Strategi Implementasi di Sekolah

Untuk mengimplementasikan pembelajaran koding dan KA secara efektif, diperlukan strategi yang mencakup:

  • Pengembangan kapasitas guru melalui pelatihan rutin dan sertifikasi.

  • Penyusunan kurikulum nasional yang menekankan literasi digital dan teknologi secara terpadu sejak pendidikan dasar.

  • Pemanfaatan platform digital yang ramah anak untuk pembelajaran interaktif.

  • Kemitraan dengan sektor swasta dan komunitas teknologi untuk menyediakan konten, pelatihan, dan inspirasi bagi peserta didik.

  • Evaluasi berkala untuk mengukur capaian kompetensi dan dampak sosial dari pembelajaran teknologi ini.
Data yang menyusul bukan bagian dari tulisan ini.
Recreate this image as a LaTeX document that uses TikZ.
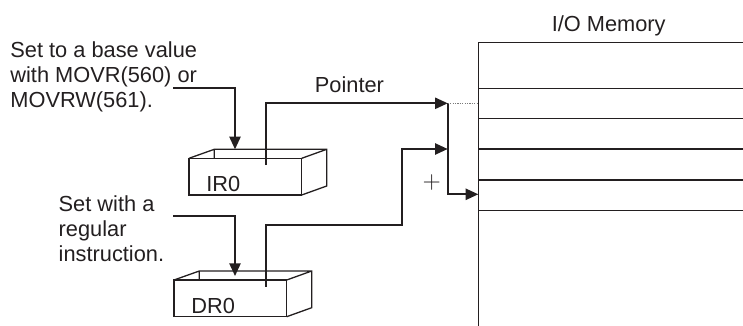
\documentclass[tikz,border=0pt]{standalone}
\usepackage{fontspec}
\setsansfont{Liberation Sans}
\usepackage{tikz}
\usetikzlibrary{arrows.meta,positioning}
\definecolor{ioline}{HTML}{231F20}
\definecolor{iodots}{HTML}{7A7A7A}
\newcommand{\drawtray}[1]{%
  \draw[draw=ioline,line width=0.65pt]
    (#1.north west) -- ++(25.3,-9) -- ++(112.4,0) -- ++(0,36.7) -- (#1.south east)
    (#1.north east) -- ++(25,-9)
    ([shift={(25.3,0)}]#1.north west) -- ++(0,-9);}

\begin{document}
\begin{tikzpicture}[
  x=0.5pt,y=-0.5pt,
  txt/.style={font=\sffamily\fontsize{10.9}{12.65}\selectfont,inner sep=0pt,align=left,text=ioline},
  reg/.style={draw=ioline,line width=0.65pt,minimum width=56.35pt,minimum height=18.35pt,inner sep=0pt,outer sep=0pt},
  mem/.style={draw=ioline,line width=0.6pt,minimum width=150pt,minimum height=152pt,inner sep=0pt,outer sep=0pt},
  row/.style={draw=ioline,line width=0.6pt},
  arr/.style={-{Triangle[length=6.3pt,width=5.6pt]},draw=ioline,line width=0.85pt},
  dotline/.style={draw=iodots,line width=0.5pt,dash pattern=on 0.6pt off 0.6pt}
]
\path[clip,use as bounding box] (0,0) rectangle (743,326);

\node[txt,anchor=north west] (base) at (10,41.1) {Set to a base value\\with MOVR(560) or\\MOVRW(561).};
\node[txt,anchor=north west] (reglr) at (58.3,195.1) {Set with a\\regular\\instruction.};

\node[reg,anchor=north west] (ir) at (189,158.3) {};
\node[reg,anchor=north west] (dr) at (174,280) {};
\drawtray{ir}
\drawtray{dr}
\node[txt,anchor=base west] (irname) at ([shift={(17,-3.3)}]ir.south west) {IR0};
\node[txt,anchor=base west] (drname) at ([shift={(17,-3.3)}]dr.south west) {DR0};

\node[mem,anchor=north west] (mem) at (478.3,42.3) {};
\foreach \r in {88.3,118.7,149,180,210.7} \draw[row] (478.3,\r) -- (760,\r);
\node[txt,anchor=base] (memtitle) at (608.7,31.7) {I/O Memory};

\coordinate (irset) at (173,88.3);
\coordinate (drset) at (173.3,216);
\coordinate (ptrjoin) at (447.7,103.3);
\coordinate (ofsjoin) at (447.7,149);

\draw[arr] (irset) -| ([shift={(46,-9)}]ir.north west);
\draw[arr] (drset) -| ([shift={(61,-4)}]dr.north west);
\draw[arr] ([shift={(76.7,6.7)}]ir.north west) |- node[txt,pos=0.73,above=5pt] (ptrlbl) {Pointer} (ptrjoin);
\draw[arr] ([shift={(91.7,6.7)}]dr.north west) -- ++(0,-61.7) -- ++(136.6,0) |- (ofsjoin);
\draw[arr] (ptrjoin) |- (mem.west);
\draw[dotline] (ptrjoin) -- (ptrjoin -| mem.west);
\node[font=\rmfamily\fontsize{12}{12}\selectfont,text=ioline,inner sep=0pt] (plus) at (431.7,182.7) {+};
\end{tikzpicture}
\end{document}
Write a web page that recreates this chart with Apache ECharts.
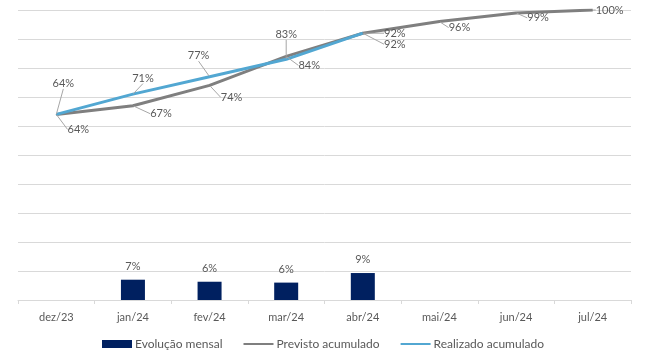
<!DOCTYPE html>
<html><head><meta charset="utf-8">
<script src="https://cdn.jsdelivr.net/npm/echarts@6/dist/echarts.min.js"></script>
<style>html,body{margin:0;padding:0;background:#fff}#c{width:646px;height:351px}</style>
</head><body><div id="c"></div>
<script>
const categories = ['dez/23','jan/24','fev/24','mar/24','abr/24','mai/24','jun/24','jul/24'];
const evolucaoMensal = [null, 7.0, 6.3, 6.0, 9.3, null, null, null];
const previstoAcumulado = [64, 67, 74, 84, 92, 96, 99, 100];
const realizadoAcumulado = [64, 71, 77, 83, 92, null, null, null];

// label offsets (layout only)
const prevOffsets = [[22,15],[28,8],[22,12],[23,9],[32,11],[20,6],[22,5],[17,0]];
const realOffsets = [[7,-31],[10,-16],[-11,-21],[0,-25],[32,0]];

const fontFam = 'Lato, "Open Sans", sans-serif';
const txt = '#595959';
const chart = echarts.init(document.getElementById('c'));
chart.setOption({
  animation: false,
  grid: {left: 18, right: 15, top: 10, bottom: 51},
  legend: {
    top: 333, left: 'center', itemGap: 20, itemWidth: 30, itemHeight: 8,
    textStyle: {color: txt, fontSize: 12, fontFamily: fontFam, padding: [0, 0, 0, -2]},
    data: [
      {name: 'Evolução mensal', icon: 'rect'},
      {name: 'Previsto acumulado', itemStyle: {opacity: 0}},
      {name: 'Realizado acumulado', itemStyle: {opacity: 0}}
    ]
  },
  xAxis: {
    type: 'category', data: categories,
    axisLine: {lineStyle: {color: '#d9d9d9'}},
    axisTick: {show: true, length: 4, lineStyle: {color: '#d9d9d9'}},
    axisLabel: {color: txt, fontSize: 11, fontFamily: fontFam, margin: 12}
  },
  yAxis: {
    type: 'value', min: 0, max: 100, interval: 10,
    axisLabel: {show: false}, axisLine: {show: false}, axisTick: {show: false},
    splitLine: {lineStyle: {color: '#d9d9d9', width: 1}}
  },
  series: [
    {
      name: 'Evolução mensal', type: 'bar', data: evolucaoMensal, barWidth: 24,
      itemStyle: {color: '#002060'},
      label: {show: true, position: 'top', distance: 8, color: txt, fontSize: 11, fontFamily: fontFam,
        formatter: p => Math.round(p.value) + '%'}
    },
    {
      name: 'Previsto acumulado', type: 'line', data: previstoAcumulado,
      symbol: 'circle', symbolSize: 1, showSymbol: true,
      lineStyle: {color: '#7f7f7f', width: 3}, itemStyle: {color: '#7f7f7f'},
      label: {show: true, position: 'inside', color: txt, fontSize: 11, fontFamily: fontFam,
        formatter: p => p.value + '%'},
      labelLayout: p => ({dx: prevOffsets[p.dataIndex][0], dy: prevOffsets[p.dataIndex][1]}),
      labelLine: {show: true, lineStyle: {color: '#a6a6a6', width: 1}}
    },
    {
      name: 'Realizado acumulado', type: 'line', data: realizadoAcumulado,
      symbol: 'circle', symbolSize: 1, showSymbol: true,
      lineStyle: {color: '#52a7d2', width: 3}, itemStyle: {color: '#52a7d2'},
      label: {show: true, position: 'inside', color: txt, fontSize: 11, fontFamily: fontFam,
        formatter: p => p.value + '%'},
      labelLayout: p => ({dx: realOffsets[p.dataIndex][0], dy: realOffsets[p.dataIndex][1]}),
      labelLine: {show: true, lineStyle: {color: '#a6a6a6', width: 1}}
    }
  ]
});
</script></body></html>
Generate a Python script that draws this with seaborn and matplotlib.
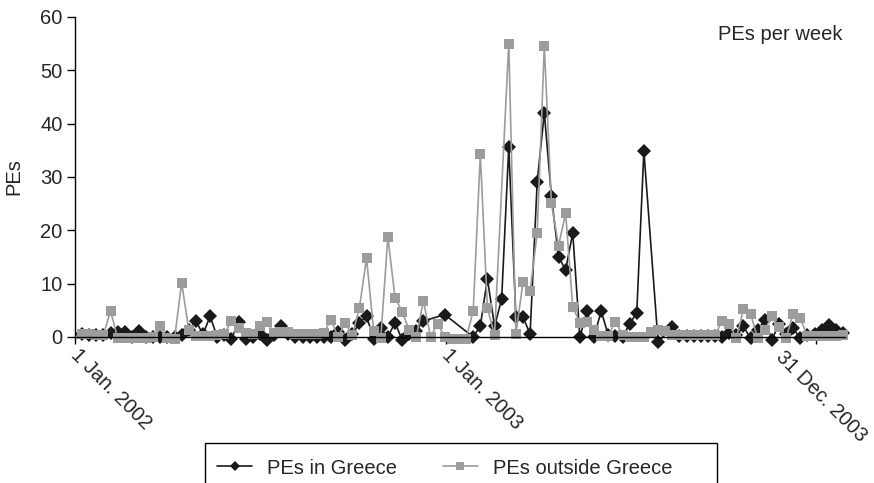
import numpy as np
import pandas as pd
import matplotlib
matplotlib.use("Agg")
import matplotlib.pyplot as plt
import matplotlib.dates as mdates
import matplotlib.transforms as mtransforms
from matplotlib.patches import Rectangle
import seaborn as sns

nan = np.nan
# weekly reporting dates
start_date = "2002-01-08"
n_weeks = 108

pes_outside = [0.5, 0.5, 0.4, 0.4, 4.9, -0.2, -0.2, -0.2, -0.2, -0.2,
               0, 2, -0.2, -0.3, 10.2, 1.3, 0.1, 0.1, 0.1, 0.3,
               0.5, 3, 1.6, 0.8, 0.5, 2, 2.8, 0.7, 1, 1,
               0.5, 0.5, 0.5, 0.5, 0.8, 3.2, 0, 2.7, 0.3, 5.5,
               14.75, 1.2, -0.25, 18.8, 7.4, 4.75, 1.3, 0, 6.8, 0,
               2.5, 0, -0.3, -0.3, -0.3, 4.9, 34.3, 5.4, 0.4, nan,
               55, 0.5, 10.3, 8.6, 19.5, 54.5, 25.1, 17.1, 23.2, 5.6,
               2.7, 2.8, 1.3, 0.25, 0.25, 2.9, 0.4, 0, 0, 0,
               1, 1.3, 1.1, 0.3, 0.3, 0.3, 0.3, 0.3, 0.3, 0.3,
               3, 2.5, -0.25, 5.2, 4.4, -0.25, 1.3, 3.9, 1.8, -0.25,
               4.4, 3.5, 0.2, 0.2, 0.2, 0.2, 0.2, 0.3]

pes_greece = [0.5, 0.4, 0.3, 0.3, 0.7, 1.0, 1.0, 0, 1.2, 0,
              0, 0, 0, 0, 0.3, 1.3, 3, 0.5, 3.9, 0,
              0.3, -0.4, 2.9, -0.3, 0, 0.6, -0.6, 0.3, 2, 0.6,
              0, 0, 0, 0, 0, 0, 1, -0.5, 0.5, 2.7,
              3.9, -0.4, 1.6, 0, 2.7, -0.5, 0.5, 1.2, 3, nan,
              nan, 4.2, nan, nan, nan, 0, 2.1, 10.9, 2, 7.1,
              35.6, 3.8, 3.8, 0.5, 29.1, 42, 26.4, 15, 12.6, 19.5,
              0, 4.8, 0, 4.9, 0.3, 0.2, 0, 2.5, 4.5, 34.9,
              nan, -0.9, nan, 1.8, 0.1, 0.1, 0.1, 0.1, 0.1, 0.1,
              0, 0.8, 0.3, 2, -0.25, 1.3, 3.2, -0.5, 2.4, 0.5,
              1.6, -0.25, 0.3, 0.5, 1.4, 2.2, 1.3, 0.7]

series_names = ["PEs in Greece", "PEs outside Greece"]
tick_dates = ["2002-01-01", "2003-01-01", "2003-12-31"]
tick_labels = ["1 Jan. 2002", "1 Jan. 2003", "31 Dec. 2003"]
y_ticks = [0, 10, 20, 30, 40, 50, 60]

dates = pd.date_range(start_date, periods=n_weeks, freq="7D")
df = pd.DataFrame({"date": dates,
                   series_names[0]: pes_greece,
                   series_names[1]: pes_outside})
long = df.melt(id_vars="date", var_name="series", value_name="PEs").dropna()

sns.set_style("white")
plt.rcParams["font.family"] = ["Liberation Sans", "DejaVu Sans"]
FS = 14.5

fig = plt.figure(figsize=(8.74, 4.83), dpi=100)
ax = fig.add_axes([75 / 874, 1 - 337 / 483, 770 / 874, 320 / 483])

sns.lineplot(data=long, x="date", y="PEs", hue="series", style="series",
             hue_order=series_names, style_order=series_names,
             palette={series_names[0]: "#1a1a1a", series_names[1]: "#9c9c9c"},
             markers={series_names[0]: "D", series_names[1]: "s"},
             dashes=False, linewidth=1.2, markersize=6.5,
             markeredgewidth=0, ax=ax, legend=True, sort=True)

for ln in ax.lines:
    ln.set_clip_on(False)
    if ln.get_marker() == "D":
        ln.set_markersize(7)

ax.set_ylim(0, 60)
ax.set_xlim(pd.Timestamp("2002-01-01"), pd.Timestamp("2004-01-29"))
ax.set_yticks(y_ticks)
ax.set_yticklabels([str(v) for v in y_ticks], fontsize=FS)
ax.set_xticks([mdates.date2num(pd.Timestamp(d)) for d in tick_dates])
ax.set_xticklabels(tick_labels, fontsize=FS, rotation=-45, ha="left",
                   va="top", rotation_mode="anchor")
ax.tick_params(axis="x", direction="out", length=5, width=1, color="black",
               bottom=True, pad=4)
ax.tick_params(axis="y", direction="out", length=6, width=1, color="black",
               left=True, pad=3)
# nudge rotated date labels; the last one is pulled in to fit the figure
offsets = [(6, 4), (6, 4), (-30, 2)]
for lab, (dx, dy) in zip(ax.get_xticklabels(), offsets):
    lab.set_transform(lab.get_transform() +
                      mtransforms.ScaledTranslation(dx / 100, dy / 100,
                                                    fig.dpi_scale_trans))
ax.set_xlabel("")
ax.set_ylabel("PEs", fontsize=FS, labelpad=12)
for s in ["top", "right"]:
    ax.spines[s].set_visible(False)
for s in ["left", "bottom"]:
    ax.spines[s].set_color("black")
    ax.spines[s].set_linewidth(1)

ax.text(0.997, 0.975, "PEs per week", transform=ax.transAxes, ha="right",
        va="top", fontsize=FS)

handles, labels = ax.get_legend_handles_labels()
ax.get_legend().remove()
pairs = [(h, l) for h, l in zip(handles, labels) if l in series_names]
for h, _ in pairs:
    h.set_linewidth(1.2)
    h.set_markersize(5.5)
leg = fig.legend([p[0] for p in pairs], [p[1] for p in pairs],
                 loc="center left", bbox_to_anchor=(217 / 874, 1 - 468 / 483),
                 ncol=2, fontsize=FS, frameon=False, borderpad=0,
                 borderaxespad=0, handlelength=1.75, columnspacing=2.25,
                 handletextpad=0.75)
fig.add_artist(Rectangle((205 / 874, -12 / 483), 512 / 874, (483 - 443 + 12) / 483,
                         transform=fig.transFigure, fill=False,
                         edgecolor="black", linewidth=1, clip_on=False))

fig.savefig("out.png", dpi=100)
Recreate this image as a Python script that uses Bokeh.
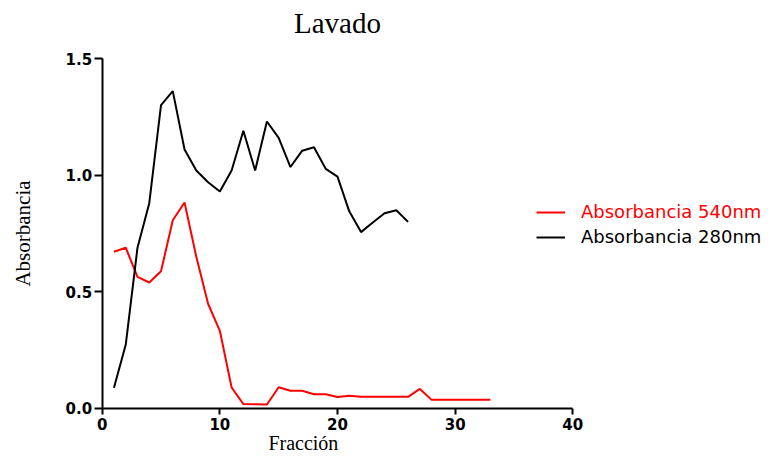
import math
from bokeh.plotting import figure
from bokeh.models import (Range1d, LinearAxis, FixedTicker, PrintfTickFormatter,
                          Legend, LegendItem, ColumnDataSource)
from bokeh.core.properties import value
from bokeh.embed import file_html
from bokeh.resources import INLINE

# ---- data ----
fraccion_280 = list(range(1, 27))
abs_280 = [0.089, 0.273, 0.689, 0.88, 1.30, 1.36, 1.11, 1.02, 0.97, 0.93,
           1.02, 1.19, 1.02, 1.23, 1.16, 1.035, 1.105, 1.12, 1.027, 0.994,
           0.845, 0.756, 0.797, 0.837, 0.85, 0.80]
fraccion_540 = list(range(1, 34))
abs_540 = [0.672, 0.689, 0.564, 0.54, 0.588, 0.807, 0.883, 0.65, 0.449, 0.333,
           0.09, 0.019, 0.018, 0.017, 0.091, 0.076, 0.076, 0.061, 0.061, 0.049,
           0.055, 0.05, 0.05, 0.05, 0.05, 0.05, 0.084, 0.037, 0.037, 0.037,
           0.037, 0.037, 0.037]
x_ticks = [0, 10, 20, 30, 40]
y_ticks = [0.0, 0.5, 1.0, 1.5]
title_text = "Lavado"
x_label = "Fracción"
y_label = "Absorbancia"
label_540 = "Absorbancia 540nm"
label_280 = "Absorbancia 280nm"

W, H = 765, 458
p = figure(width=W, height=H, output_backend="svg", toolbar_location=None,
           x_axis_type=None, y_axis_type=None,
           x_range=Range1d(-8.644, 56.38), y_range=Range1d(-0.2143, 1.7486),
           min_border=0, min_border_left=0, min_border_right=0,
           min_border_top=0, min_border_bottom=0)
p.outline_line_color = None
p.background_fill_color = "white"
p.border_fill_color = "white"

xaxis = LinearAxis(fixed_location=0, bounds=(0, 40),
                   ticker=FixedTicker(ticks=x_ticks))
yaxis = LinearAxis(fixed_location=0, bounds=(0, 1.5),
                   ticker=FixedTicker(ticks=y_ticks),
                   formatter=PrintfTickFormatter(format="%.1f"))
for ax in (xaxis, yaxis):
    ax.axis_line_width = 2
    ax.axis_line_color = "black"
    ax.major_tick_line_width = 2
    ax.major_tick_line_color = "black"
    ax.major_tick_in = 0
    ax.minor_tick_line_color = None
    ax.major_label_text_font = "DejaVu Sans"
    ax.major_label_text_font_style = "bold"
    ax.major_label_text_font_size = "15px"
    ax.major_label_text_color = "black"
xaxis.major_tick_out = 6
xaxis.major_label_standoff = 4
yaxis.major_tick_out = 8
yaxis.major_label_standoff = 2
p.add_layout(xaxis, "below")
p.add_layout(yaxis, "left")

src540 = ColumnDataSource(dict(x=fraccion_540, y=abs_540))
src280 = ColumnDataSource(dict(x=fraccion_280, y=abs_280))
r540 = p.line("x", "y", source=src540, line_color="#ff0000", line_width=2)
r280 = p.line("x", "y", source=src280, line_color="black", line_width=2)

# title and axis labels as text
p.text(x=[20], y=[1.654], text=[title_text], text_font=value("Liberation Serif"),
       text_font_size="29px", text_align="center", text_baseline="middle",
       text_color="black")
p.text(x=[17.1], y=[-0.15], text=[x_label], text_font=value("Liberation Serif"),
       text_font_size="20px", text_align="center", text_baseline="middle",
       text_color="black")
p.text(x=[-6.77], y=[0.75], text=[y_label], text_font=value("Liberation Serif"),
       text_font_size="21px", text_align="center", text_baseline="middle",
       angle=math.pi / 2, text_color="black")

def make_legend(item_label, renderer, color, loc):
    lg = Legend(items=[LegendItem(label=item_label, renderers=[renderer])],
                location=loc, margin=0, padding=0, spacing=0,
                glyph_width=29, glyph_height=16, label_height=16,
                label_standoff=16, border_line_color=None,
                background_fill_alpha=0, label_text_font="DejaVu Sans",
                label_text_font_size="18px", label_text_color=color)
    return lg

p.add_layout(make_legend(label_540, r540, "#ff0000", (536, 236)), "center")
p.add_layout(make_legend(label_280, r280, "black", (536, 211)), "center")

open("out.html", "w").write(file_html(p, INLINE))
Baca Juga :  Kunci Jawaban Aktivitas 5.4 Coba Enkripsi, Proteksi Data dan File Kelas 7

Menyiapkan Generasi Masa Depan yang Etis dan Inovatif

Keterampilan yang diajarkan melalui koding dan KA bukan hanya untuk menyiapkan peserta didik masuk ke dunia kerja, tetapi juga untuk menjadikan mereka warga digital yang bertanggung jawab, kreatif, dan kritis. Kemampuan untuk merancang solusi berbasis teknologi harus dibarengi dengan sikap menghargai keberagaman, keadilan, dan keberlanjutan lingkungan.

Dengan pendekatan yang tepat, siswa dapat memanfaatkan koding dan AI untuk menciptakan aplikasi yang menyelesaikan masalah komunitas mereka, mendukung gerakan sosial, dan berkontribusi dalam pembangunan berkelanjutan.

Kesimpulan: Koding dan AI, Bukan Sekadar Teknologi, tapi Cara Berpikir

Masa depan pendidikan digital tidak hanya ditentukan oleh ketersediaan perangkat atau aplikasi, tetapi oleh bagaimana kita mengajarkan siswa untuk berpikir, beretika, dan bertindak dalam dunia yang dikuasai oleh teknologi. Pembelajaran koding dan kecerdasan artifisial merupakan jalan untuk membentuk generasi yang siap menghadapi perubahan dengan solusi yang manusiawi, inklusif, dan berorientasi pada keberlanjutan.

Pembelajaran ini menanamkan bukan hanya kemampuan teknis, tetapi juga cara berpikir yang sistematis, etis, dan berorientasi pada kemanusiaan. Maka dari itu, koding dan KA harus diposisikan sebagai bagian inti dari kurikulum pendidikan nasional demi mencetak generasi pelajar yang cerdas teknologi sekaligus berjiwa sosial dan etis.